> _WHAT YOU WILL DO_
Your output is the lines from the first one to the one containing "543), (373, 41)]", repeated exactly, with images left out.

> _DATA BLOCK_
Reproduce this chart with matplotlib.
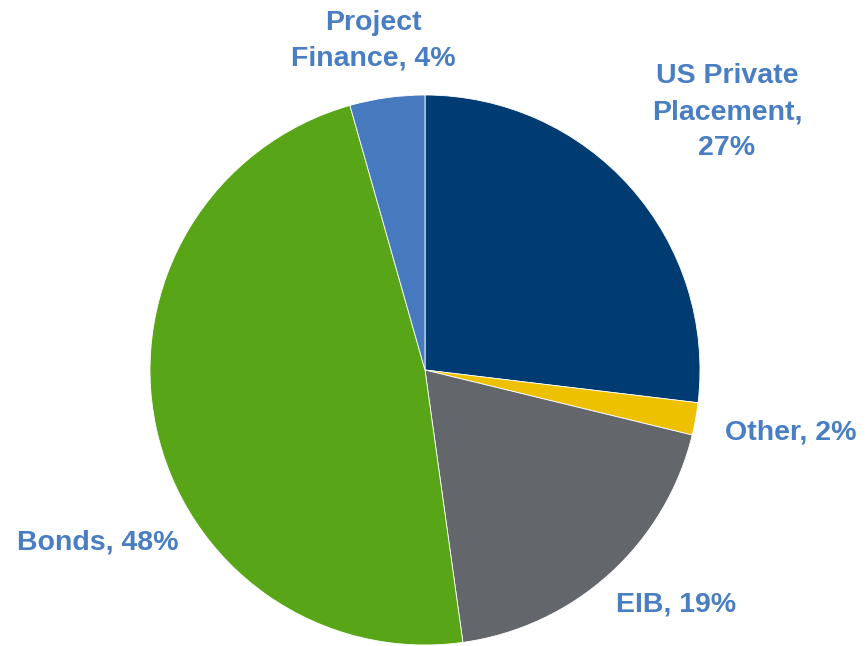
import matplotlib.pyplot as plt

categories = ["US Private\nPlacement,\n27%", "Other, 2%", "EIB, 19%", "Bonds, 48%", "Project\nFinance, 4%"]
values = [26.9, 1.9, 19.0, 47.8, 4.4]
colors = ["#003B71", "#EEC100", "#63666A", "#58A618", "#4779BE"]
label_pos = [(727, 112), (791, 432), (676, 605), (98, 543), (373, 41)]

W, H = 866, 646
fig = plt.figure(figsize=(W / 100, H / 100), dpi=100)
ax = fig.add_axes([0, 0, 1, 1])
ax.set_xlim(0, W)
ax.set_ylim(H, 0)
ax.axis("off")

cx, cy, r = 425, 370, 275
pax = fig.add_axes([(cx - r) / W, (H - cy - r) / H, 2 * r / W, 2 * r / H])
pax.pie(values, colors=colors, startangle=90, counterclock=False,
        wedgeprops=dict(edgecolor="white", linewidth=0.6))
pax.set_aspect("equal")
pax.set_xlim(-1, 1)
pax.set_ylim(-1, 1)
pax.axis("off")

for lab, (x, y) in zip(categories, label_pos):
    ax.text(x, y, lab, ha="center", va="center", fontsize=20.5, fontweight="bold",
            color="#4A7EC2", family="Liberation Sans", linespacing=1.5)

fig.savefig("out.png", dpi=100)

> _SOLUTION FOR THIS TASK_
Reproduce this chart with matplotlib.
import matplotlib.pyplot as plt

categories = ["US Private\nPlacement,\n27%", "Other, 2%", "EIB, 19%", "Bonds, 48%", "Project\nFinance, 4%"]
values = [26.9, 1.9, 19.0, 47.8, 4.4]
colors = ["#003B71", "#EEC100", "#63666A", "#58A618", "#4779BE"]
label_pos = [(727, 112), (791, 432), (676, 605), (98, 543), (373, 41)]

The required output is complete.